Israel bulldozer Masafer Yatta

Israeli soldiers watch as a bulldozer destroys Palestinian homes in Masafer Yatta in the occupied West Bank on August 14, 2017. Israel's high court has approved the destruction of eight Palestinian hamlets in Masafer Yatta, a move that will displace at least 1,000 people. (Photo: Mamoun Wazwaz/Andalou Agency via Getty Images)

After Court OKs 'Ethnic Cleansing' in West Bank, Israel Advances 4,000 Settler Homes

"Every Israeli settlement in the occupied Palestinian territories is a war crime. With every new announcement, Israel further consolidates its racially segregated apartheid regime."

Less than two days after Israel's highest court upheld orders for what anti-apartheid campaigners called the "ethnic cleansing" of eight Palestinian hamlets in the West Bank, Israeli authorities on Friday announced the advancement of nearly 4,000 new Jewish-only settlement homes in the illegally occupied territory.

"It is an indicator that Israel is violating international law with impunity and without accountability, and it shows that the international community is using double standards."

Far-right Israeli Interior Minister Ayelet Shaked--who has advocated the genocidal extermination of Palestinians--tweeted that planning authorities would meet next week "in preparation for the construction of about 4,000 housing units" in 20 Jewish settler colonies.

Haaretzreports Israel's Civil Administration said 2,536 homes are expected to be approved by Defense Minister Benny Gantz in a meeting scheduled for next Thursday, while plans for 1,452 additional housing units are expected to be advanced.

Issa Amro, the Palestinian founder of the group Youth Against Settlements, told Al Jazeera that the expansion will bring "more Israeli settler violence towards Palestinians in the West Bank" and more "restrictions and apartheid policies" targeting his people.

"It is an indicator that Israel is violating international law with impunity and without accountability," he added, "and it shows that the international community is using double standards with Israel."

Josh Ruebner, national advocacy director of the U.S. Campaign to End the Israeli Occupation and founder of Jews for Peace in Palestine and Israel, tweeted, "Just in time for #Nakba74, Israel will greenlight 2,536 new illegal settlement units on occupied Palestinian land on Thursday."

Ruebner was referring to the upcoming 74th anniversary of the Nakba, or "catastrophe," when more than 700,000 Palestinians were ethnically cleansed from their homeland by Jews establishing the modern state of Israel.

"What more accurate way," he added, "to show the ongoing nature of Zionism's project to dispossess the Palestinian people of their land?"

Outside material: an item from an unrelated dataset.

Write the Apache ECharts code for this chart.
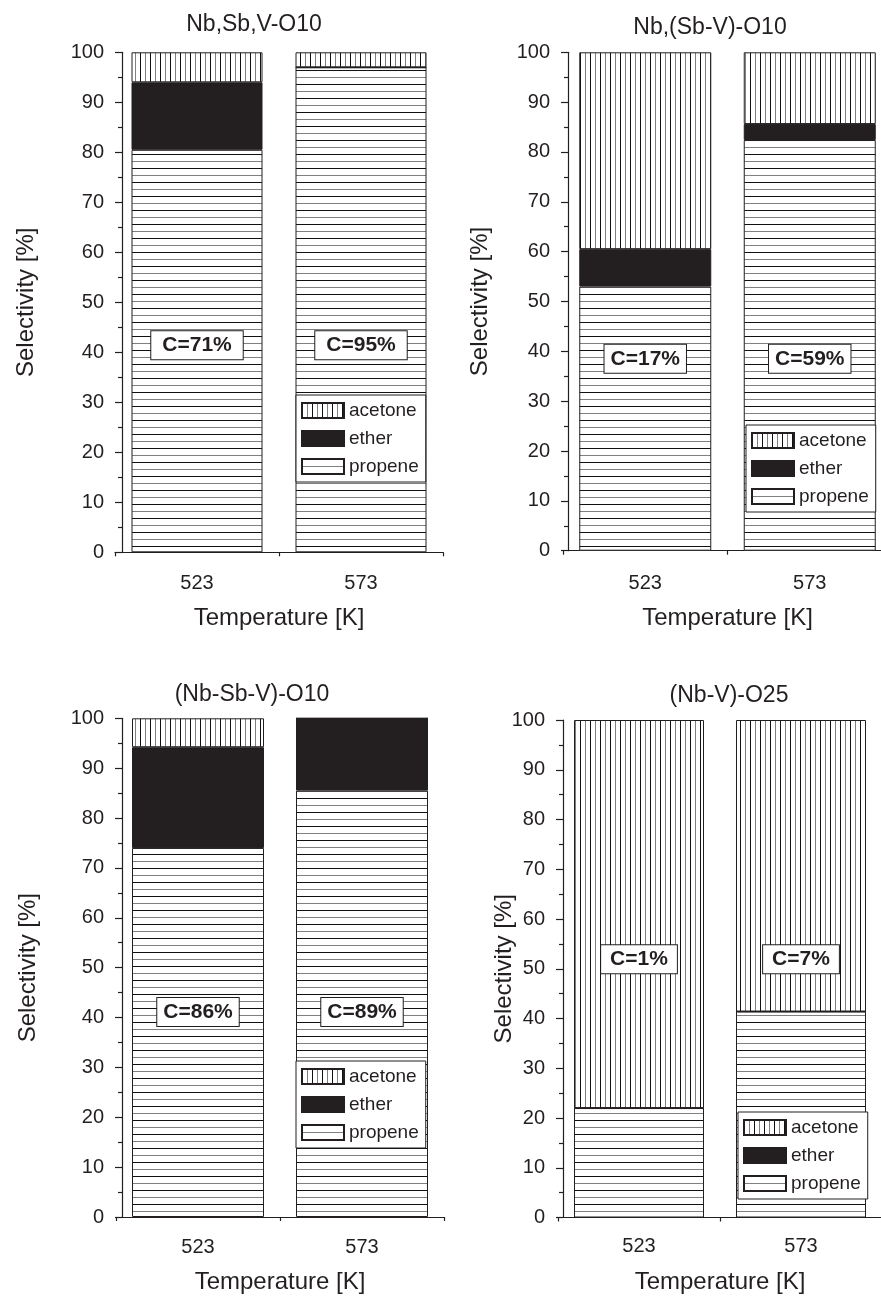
<!DOCTYPE html>
<html><head><meta charset="utf-8">
<style>html,body{margin:0;padding:0;background:#fff}#c{width:881px;height:1296px}</style>
<script src="https://cdn.jsdelivr.net/npm/echarts@6/dist/echarts.min.js"></script>
</head><body><div id="c"></div>
<script>
// ---- data ----
const temperatures = ['523', '573'];
const panelTitles = ['Nb,Sb,V-O10', 'Nb,(Sb-V)-O10', '(Nb-Sb-V)-O10', '(Nb-V)-O25'];
const seriesNames = ['acetone', 'ether', 'propene'];
const propene = [[80.5, 97.0], [53.0, 82.4], [74.0, 85.5], [22.0, 41.4]];
const ether   = [[13.5, 0.0], [7.5, 3.2], [20.2, 14.5], [0.0, 0.0]];
const acetone = [[6.0, 3.0], [39.5, 14.4], [5.8, 0.0], [78.0, 58.6]];
const conversion = [['C=71%', 'C=95%'], ['C=17%', 'C=59%'], ['C=86%', 'C=89%'], ['C=1%', 'C=7%']];

// ---- layout / style ----
const FONT = '"Liberation Sans", Arial, Helvetica, sans-serif';
const INK = '#231f20';
const layout = [
  {grid:{left:115, top:52.3, width:328, height:500}, yOffset:-7, yNameGap:84, title:[254,25], legend:[296,395], labelY:41.4, labelPad:11, xNameGap:54, xLabelMargin:21, barWidth:131},
  {grid:{left:563, top:52.3, width:329, height:498.4}, yOffset:-5, yNameGap:76, title:[710,28], legend:[746,425], labelY:38.5, labelPad:6, xNameGap:56, xLabelMargin:23, barWidth:132},
  {grid:{left:116, top:718.3, width:328, height:498.7}, yOffset:-6, yNameGap:82, title:[252,695], legend:[296,1061], labelY:41.1, labelPad:6, xNameGap:53, xLabelMargin:20, barWidth:132},
  {grid:{left:558, top:720, width:324, height:497.5}, yOffset:-5, yNameGap:47, title:[729,696], legend:[738,1112], labelY:51.9, labelPad:9, xNameGap:53, xLabelMargin:19, barWidth:130}
];

function hatch(horizontal) {
  const c = document.createElement('canvas');
  if (horizontal) { c.width = 8; c.height = 14; } else { c.width = 10; c.height = 8; }
  const g = c.getContext('2d');
  g.fillStyle = '#fff'; g.fillRect(0, 0, c.width, c.height);
  if (horizontal) {
    g.fillStyle = '#111'; g.fillRect(0, 0, 8, 1);
    g.fillStyle = '#808080'; g.fillRect(0, 7, 8, 1);
  } else {
    g.fillStyle = '#111'; g.fillRect(0, 0, 1, 8);
    g.fillStyle = '#808080'; g.fillRect(5, 0, 1, 8);
  }
  return {image: c, repeat: 'repeat'};
}
const hPat = hatch(true), vPat = hatch(false);

const grids = [], xAxes = [], yAxes = [], series = [], legends = [], graphics = [];
layout.forEach((l, i) => {
  grids.push(Object.assign({containLabel: false, outerBoundsMode: 'none'}, l.grid));
  xAxes[i] = {
    gridIndex: i, type: 'category', data: temperatures, position: 'bottom',
    axisLine: {lineStyle: {color: INK, width: 1.2}},
    axisTick: {alignWithLabel: true, length: 7, lineStyle: {color: INK, width: 1.2}},
    axisLabel: {fontSize: 20, color: INK, margin: l.xLabelMargin, fontFamily: FONT},
    name: 'Temperature [K]', nameLocation: 'middle', nameGap: l.xNameGap, nameMoveOverlap: false,
    nameTextStyle: {fontSize: 24, color: INK, fontFamily: FONT}
  };
  xAxes[i + 4] = {
    gridIndex: i, type: 'category', data: temperatures, position: 'bottom',
    axisLine: {show: false},
    axisTick: {show: true, length: 4, lineStyle: {color: INK, width: 1.2}},
    axisLabel: {show: false}
  };
  yAxes.push({
    gridIndex: i, type: 'value', min: 0, max: 100, interval: 10, offset: l.yOffset,
    axisLine: {show: true, lineStyle: {color: INK, width: 1.2}},
    axisTick: {show: true, length: 7, lineStyle: {color: INK, width: 1.2}},
    minorTick: {show: true, splitNumber: 2, length: 4, lineStyle: {color: INK, width: 1.2}},
    splitLine: {show: false}, minorSplitLine: {show: false},
    axisLabel: {fontSize: 20, color: INK, margin: 18, fontFamily: FONT},
    name: 'Selectivity [%]', nameLocation: 'middle', nameGap: l.yNameGap, nameMoveOverlap: false,
    nameTextStyle: {fontSize: 24, color: INK, fontFamily: FONT}
  });
  const common = {type: 'bar', xAxisIndex: i, yAxisIndex: i, stack: 's' + i, barWidth: l.barWidth, silent: true};
  series.push(Object.assign({}, common, {name: 'propene', data: propene[i], itemStyle: {color: hPat, borderColor: INK, borderWidth: 1}}));
  series.push(Object.assign({}, common, {name: 'ether', data: ether[i], itemStyle: {color: INK, borderColor: INK, borderWidth: 1}}));
  series.push(Object.assign({}, common, {name: 'acetone', data: acetone[i], itemStyle: {color: vPat, borderColor: INK, borderWidth: 1}}));
  series.push({
    type: 'scatter', name: 'conv' + i, xAxisIndex: i, yAxisIndex: i, symbolSize: 0, silent: true, z: 10,
    itemStyle: {color: '#fff', opacity: 1},
    data: conversion[i].map((t, j) => ({name: t, value: [j, l.labelY]})),
    label: {show: true, position: 'inside', formatter: '{b}', fontSize: 21, fontWeight: 'bold', color: INK,
      opacity: 1, textBorderWidth: 0, textBorderColor: 'transparent', textShadowBlur: 0,
      fontFamily: FONT, backgroundColor: '#fff', borderColor: INK, borderWidth: 1, padding: [4, l.labelPad, 3, l.labelPad]}
  });
  legends.push({
    left: l.legend[0], top: l.legend[1], orient: 'vertical', data: seriesNames,
    itemWidth: 42, itemHeight: 15, itemGap: 9, icon: 'rect', selectedMode: false,
    padding: [6, 7, 6, 5], backgroundColor: '#fff', borderColor: INK, borderWidth: 1,
    textStyle: {fontSize: 19, color: INK, lineHeight: 15, fontFamily: FONT}
  });
  graphics.push({
    type: 'text', x: l.title[0], y: l.title[1], z: 20,
    style: {text: panelTitles[i], font: '23px ' + FONT, fill: INK, align: 'center', verticalAlign: 'middle',
      textAlign: 'center', textVerticalAlign: 'middle'}
  });
});

const chart = echarts.init(document.getElementById('c'), null, {renderer: 'canvas'});
chart.setOption({
  animation: false,
  backgroundColor: '#fff',
  textStyle: {fontFamily: FONT},
  grid: grids, xAxis: xAxes, yAxis: yAxes, series: series, legend: legends, graphic: graphics
});
</script></body></html>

Shaked hailed the unlawful expansion of the settlements--which, like the occupation, are illegal under international law--as "basic, welcomed, and obvious," according toThe Jerusalem Post.

However, Mossi Raz, a lawmaker with the leftist party Meretz--a member of right-wing Prime Minister Naftali Bennett's fragile governing coalition--said the plan is "immoral and harms the future of Israeli citizens," The Times of Israelreports.

If approved, the Israeli plan would be the most significant settlement expansion during U.S. President Joe Biden's tenure. Like previous American administrations--with the notable exception of that of former President Donald Trump--Biden's claims to oppose settlement expansion, a policy that imperils the so-called "two-state solution" to Israel's colonization and occupation of Palestine.

However, U.S. military aid, currently $3.8 billion annually under a deal authorized in 2016 by then-President Barack Obama, continues to flow unconditionally to Israel regardless of its flagrant violations of international law.

The announcement of thousands of new settler homes a month before the American president is scheduled to travel to Israel is likely to anger the U.S. administration. It is also reminiscent of when the government of former Israeli Prime Minister Benjamin Netanyahu approved 1,600 new Jews-only housing units in East Jerusalem during a 2010 visit by then-Vice President Biden.

Biden at the time condemned the move as "precisely the kind of step that undermines the trust we need right now."

Last October, Israel approved 3,000 new West Bank settler homes despite the Biden administration's professed strong opposition.

The latest plans for Israeli settlement expansion follow a Wednesday verdict by Israel's High Court of Justice upholding an order to expel as many as over 2,000 Palestinians from eight hamlets in the Masafer Yatta region of the southern West Bank to make way for an Israeli military firing and training zone.

Masafer Yatta residents have long endured attacks by both Israeli military forces and militant Israeli settlers. Last September, a mob of as many as 100 masked settlers invaded the village of Khirbat al-Mufkara, wounding 12 Palestinians including a three-year-old.

International human rights organizations condemned the court's ruling--which violates the Fourth Geneva Convention--with the Israeli group B'Tselem asserting that the justices "once again fulfilled their role in Israel's regime of Jewish supremacy and paved the way for the crime of forcible transfer to be committed."

Reacting to the verdict, MSNBC host Mehdi Hasan tweeted: "This is horrific, this is illegal, and this being funded by us, by U.S. taxpayers. Don't look away."